Unread post by JakeLawe »

Thomas wrote: Sun Oct 11, 2020 12:14 pm
Trazohell wrote: Sat Oct 10, 2020 6:25 pm Depression never cause symptoms like numb and shrunken genitals. This would be an insult to all concerned in this Forum.
Depression can cause numb genitals (even when flaccid) according to doctors I saw.
As the shrunken genitals, this symptom was always puzzling for me. My flaccid penis size can easily vary of 20% depending on endogenous (mood...) and exogenous (temperature...) factors, so I guess it is difficult to distinguish 1) "structural damage" from 2) "temporarily stuck in the small size", is it? I was 2).
I have been mental far worse in my life and I didn't had these symptoms.
Likewise, it makes no difference how I feel today.
A bad day when I just sit at home and think about what went wrong in my life = numb sack.
A nice weekend where I was distracted from PSSD = numb sack.
I also was far worse in my life than these last months, and I never had any of the PSSD symptoms before. My sexuality was almost the only thing working during my depression, actually.
However, I did recover partially but significantly from these symptoms and I really think my 3 months of serenity helped... and a few days of serenity are far from enough for a body to start feeling better.
Is the forum glitching? i had written a longer reply and got lost in a "this post has already been reported" thing.

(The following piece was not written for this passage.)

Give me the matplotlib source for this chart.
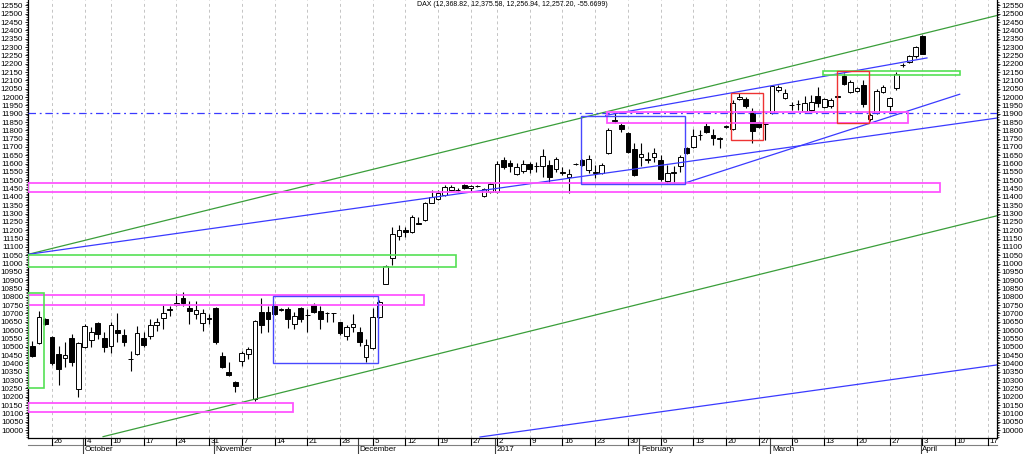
import matplotlib
matplotlib.use('Agg')
import matplotlib.pyplot as plt
import numpy as np
import pandas as pd
from matplotlib.patches import Rectangle
from matplotlib.transforms import blended_transform_factory

plt.rcParams['font.family'] = ['Liberation Sans', 'DejaVu Sans']

# trading days on the chart (Xetra closed on 3 Oct and 26 Dec)
days = pd.bdate_range('2016-09-21', '2017-04-03')
days = days[~days.isin(pd.to_datetime(['2016-10-03', '2016-12-26']))]
# empty space right of the last bar
future = pd.bdate_range('2017-04-04', '2017-04-18')
alldays = days.append(future)

opens = [10502, 10522, 10666, 10560, 10456, 10430, 10552, 10246,
         10496, 10542, 10642, 10552, 10502, 10602, 10572, 10428, 10456,
         10550, 10566, 10630, 10670, 10720, 10750, 10790, 10732, 10696, 10642,
         10668, 10730, 10446, 10346, 10286, 10416, 10456, 10186, 10707, 10707,
         10745, 10721, 10725, 10637, 10731, 10690, 10751, 10717, 10700, 10700,
         10651, 10565, 10617, 10591, 10437, 10491, 10681, 10880, 11032, 11166,
         11202, 11192, 11244, 11262, 11366, 11386, 11412, 11442, 11440, 11472,
         11452, 11464, 11406, 11432, 11432, 11622, 11602, 11538, 11558,
         11596, 11584, 11586, 11592, 11566, 11544, 11518, 11596, 11622, 11562,
         11544, 11546, 11666, 11856, 11832, 11782, 11686, 11638, 11624, 11642,
         11622, 11498, 11544, 11586, 11692, 11698, 11770, 11826, 11772, 11750,
         11820, 11806, 11986, 11986, 11915, 11850, 11836, 11906, 12042, 11992,
         11950, 11956, 11918, 11922, 12006, 11942, 11946, 12000, 12127, 12032,
         12038, 12073, 11866, 11906, 12032, 11946, 12052, 12190, 12213, 12247,
         12368.82]
highs = [10535, 10712, 10672, 10565, 10506, 10526, 10576, 10530,
         10636, 10616, 10646, 10586, 10646, 10700, 10606, 10476, 10622,
         10586, 10666, 10670, 10750, 10746, 10822, 10830, 10776, 10776, 10726,
         10696, 10736, 10470, 10410, 10296, 10476, 10496, 10660, 10791, 10745,
         10750, 10735, 10741, 10711, 10737, 10725, 10761, 10745, 10711, 10705,
         10651, 10631, 10697, 10621, 10545, 10731, 10781, 10992, 11222, 11232,
         11222, 11292, 11278, 11372, 11442, 11440, 11472, 11470, 11452, 11478,
         11472, 11474, 11454, 11490, 11618, 11638, 11622, 11602, 11622,
         11612, 11612, 11686, 11622, 11642, 11578, 11566, 11606, 11630, 11652,
         11592, 11602, 11812, 11902, 11842, 11792, 11722, 11722, 11672, 11692,
         11652, 11592, 11586, 11652, 11698, 11806, 11802, 11846, 11806, 11762,
         11830, 11982, 12022, 12002, 11932, 11852, 11842, 12072, 12072, 12046,
         11972, 11982, 12006, 12012, 12058, 11992, 11992, 12010, 12143, 12103,
         12058, 12103, 11902, 12046, 12072, 11998, 12153, 12207, 12253, 12307,
         12375.58]
lows = [10436, 10515, 10630, 10390, 10272, 10376, 10382, 10200,
        10490, 10496, 10546, 10470, 10462, 10526, 10506, 10356, 10452,
        10496, 10546, 10596, 10606, 10686, 10745, 10742, 10636, 10666, 10596,
        10636, 10516, 10370, 10326, 10226, 10386, 10426, 10176, 10581, 10591,
        10690, 10715, 10611, 10605, 10651, 10591, 10701, 10605, 10651, 10651,
        10571, 10541, 10591, 10505, 10411, 10485, 10675, 10875, 10992, 11142,
        11162, 11186, 11236, 11256, 11362, 11380, 11406, 11436, 11432, 11448,
        11430, 11458, 11400, 11426, 11426, 11566, 11552, 11530, 11546,
        11546, 11552, 11522, 11486, 11552, 11532, 11422, 11592, 11588, 11542,
        11512, 11540, 11660, 11842, 11792, 11662, 11526, 11586, 11602, 11612,
        11498, 11486, 11482, 11552, 11658, 11692, 11742, 11786, 11712, 11692,
        11816, 11800, 11980, 11932, 11722, 11816, 11742, 11900, 12032, 11986,
        11922, 11922, 11912, 11916, 11942, 11936, 11932, 11996, 12073, 12026,
        12030, 11938, 11858, 11900, 12026, 11912, 12043, 12179, 12203, 12233,
        12256.94]
closes = [10442, 10680, 10634, 10402, 10366, 10450, 10410, 10520,
          10622, 10590, 10576, 10500, 10630, 10582, 10530, 10424, 10582,
          10510, 10630, 10650, 10702, 10724, 10762, 10762, 10716, 10722, 10700,
          10672, 10530, 10380, 10330, 10266, 10462, 10486, 10652, 10631, 10665,
          10695, 10728, 10665, 10685, 10665, 10692, 10711, 10665, 10702, 10702,
          10581, 10617, 10637, 10531, 10511, 10681, 10771, 10986, 11178, 11202,
          11192, 11278, 11240, 11362, 11402, 11426, 11462, 11462, 11442, 11452,
          11466, 11466, 11446, 11478, 11598, 11582, 11586, 11582, 11598,
          11566, 11588, 11646, 11518, 11626, 11548, 11538, 11600, 11592, 11626,
          11548, 11590, 11802, 11860, 11806, 11672, 11532, 11658, 11628, 11666,
          11506, 11546, 11548, 11638, 11662, 11766, 11774, 11792, 11752, 11754,
          11824, 11962, 11998, 11946, 11797, 11822, 11840, 12066, 12058, 12022,
          11954, 11960, 11962, 11970, 11966, 11986, 11982, 12004, 12079, 12093,
          12052, 11958, 11892, 12038, 12058, 11992, 12139, 12194, 12247, 12303,
          12257.20]

title_txt = 'DAX (12,368.82, 12,375.58, 12,256.94, 12,257.20, -55.6699)'

# drawn trend lines: (bar numbers, prices)
green_top = ([-0.67, 147.4], [11055, 12490])
green_low = ([10.8, 147.4], [9960, 11287])
blue_long = ([-0.67, 147.4], [11055, 11874])
blue_top = ([87.6, 136.7], [11890, 12235])
blue_rise = ([99.9, 141.7], [11486, 12017])
blue_low = ([68.4, 147.4], [9958, 10391])
blue_level = 11904

# drawn boxes: bar from, bar to, low price, high price
boxes_magenta = [(-0.67, 138.7, 11430, 11486), (-0.67, 59.8, 10749, 10809),
                 (-0.67, 39.8, 10110, 10164), (87.8, 133.8, 11845, 11908)]
boxes_green = [(-0.67, 64.7, 10979, 11053), (-0.67, 1.8, 10250, 10824),
               (120.8, 141.8, 12133, 12157)]
boxes_blue = [(36.8, 52.8, 10401, 10807), (83.8, 99.8, 11478, 11886)]
boxes_red = [(106.8, 111.7, 11742, 12023), (122.9, 127.8, 11842, 12157)]

month_names = {10: 'October', 11: 'November', 12: 'December', 1: '2017',
               2: 'February', 3: 'March', 4: 'April'}

fig = plt.figure(figsize=(10.24, 4.54), dpi=100)
ax = fig.add_axes([28 / 1024, 16 / 454, 969 / 1024, 438 / 454])

o = np.array(opens)
c = np.array(closes)
x = np.arange(len(o))
up = c >= o

# week starts and month starts
week_idx = [i for i in range(1, len(alldays)) if alldays[i].weekday() < alldays[i - 1].weekday()]
month_idx = [i for i in range(1, len(alldays)) if alldays[i].month != alldays[i - 1].month]

for i in week_idx:
    ax.axvline(i, color='#c4c4c4', lw=0.7, ls=(0, (3, 3)), zorder=0)

ax.vlines(x, lows, highs, color='black', lw=0.8, zorder=2)
ax.bar(x, np.maximum(np.abs(c - o), 2), bottom=np.minimum(o, c), width=0.72,
       color=np.where(up, 'white', 'black'), edgecolor='black', linewidth=0.7, zorder=2.5)

for ln, col in [(green_top, '#3a9e3a'), (green_low, '#3a9e3a'), (blue_long, '#3a3aff'),
                (blue_top, '#3a3aff'), (blue_rise, '#3a3aff'), (blue_low, '#3a3aff')]:
    ax.plot(ln[0], ln[1], color=col, lw=0.9, zorder=3)
ax.axhline(blue_level, color='#3a3aff', lw=0.9, ls=(0, (6, 3, 1.5, 3)), zorder=3)

for boxes, col, lw in [(boxes_magenta, '#ff55ff', 1.3), (boxes_green, '#55e055', 1.2),
                       (boxes_blue, '#4848ff', 1.0), (boxes_red, '#ee3333', 1.0)]:
    for b in boxes:
        ax.add_patch(Rectangle((b[0], b[2]), b[1] - b[0], b[3] - b[2], fill=False,
                               edgecolor=col, lw=lw, zorder=3))

ax.set_xlim(-0.67, 147.4)
ax.set_ylim(9952, 12583)
ax.set_yticks(np.arange(10000, 12551, 50))
ax.set_yticks(np.arange(9960, 12580, 10), minor=True)
ax.tick_params(axis='y', which='major', labelsize=5.8, length=2.5, width=0.6, pad=1,
               left=True, right=True, labelleft=True, labelright=True)
ax.tick_params(axis='y', which='minor', length=1.2, width=0.5, left=True, right=True)
ax.set_xticks([])
ax.spines['top'].set_visible(False)
for s in ['left', 'right', 'bottom']:
    ax.spines[s].set_linewidth(0.9)

# date rows below the plot
tr = blended_transform_factory(ax.transData, ax.transAxes)
r1 = -7.3 / 438
r2 = -16.5 / 438
ax.plot([-0.67, 147.4], [r1, r1], transform=tr, color='#808080', lw=0.8, clip_on=False)
for i in week_idx:
    ax.plot([i, i], [0, r1], transform=tr, color='black', lw=0.8, clip_on=False)
    ax.text(i + 0.25, -3.7 / 438, str(alldays[i].day), transform=tr, fontsize=5.8,
            ha='left', va='center')
for i in month_idx:
    ax.plot([i - 0.25, i - 0.25], [0, r2], transform=tr, color='#404040', lw=0.8, clip_on=False)
    ax.text(i, -11.8 / 438, month_names[alldays[i].month], transform=tr, fontsize=5.8,
            ha='left', va='center')

fig.text(0.5, 1 - 5 / 454, title_txt, fontsize=5.0, ha='center', va='center')

fig.savefig('out.png', dpi=100)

Anyway, from what I know: stress/ anxiety/ possibly sadness can alter hormones.. and hormone changes can affect one's ball's size if I'm correct.

For whatever's worth: first dose of Bethanechol i felt my balls dropped a bit more.. they feel more loose now to me.. not that they weren't "normal" in this regard before or that i was targeting this.. but it happened.. so if that's one of your issues.. maybe worth a shot?

Do so under your own research and own risk though, I'd start with rather low doses.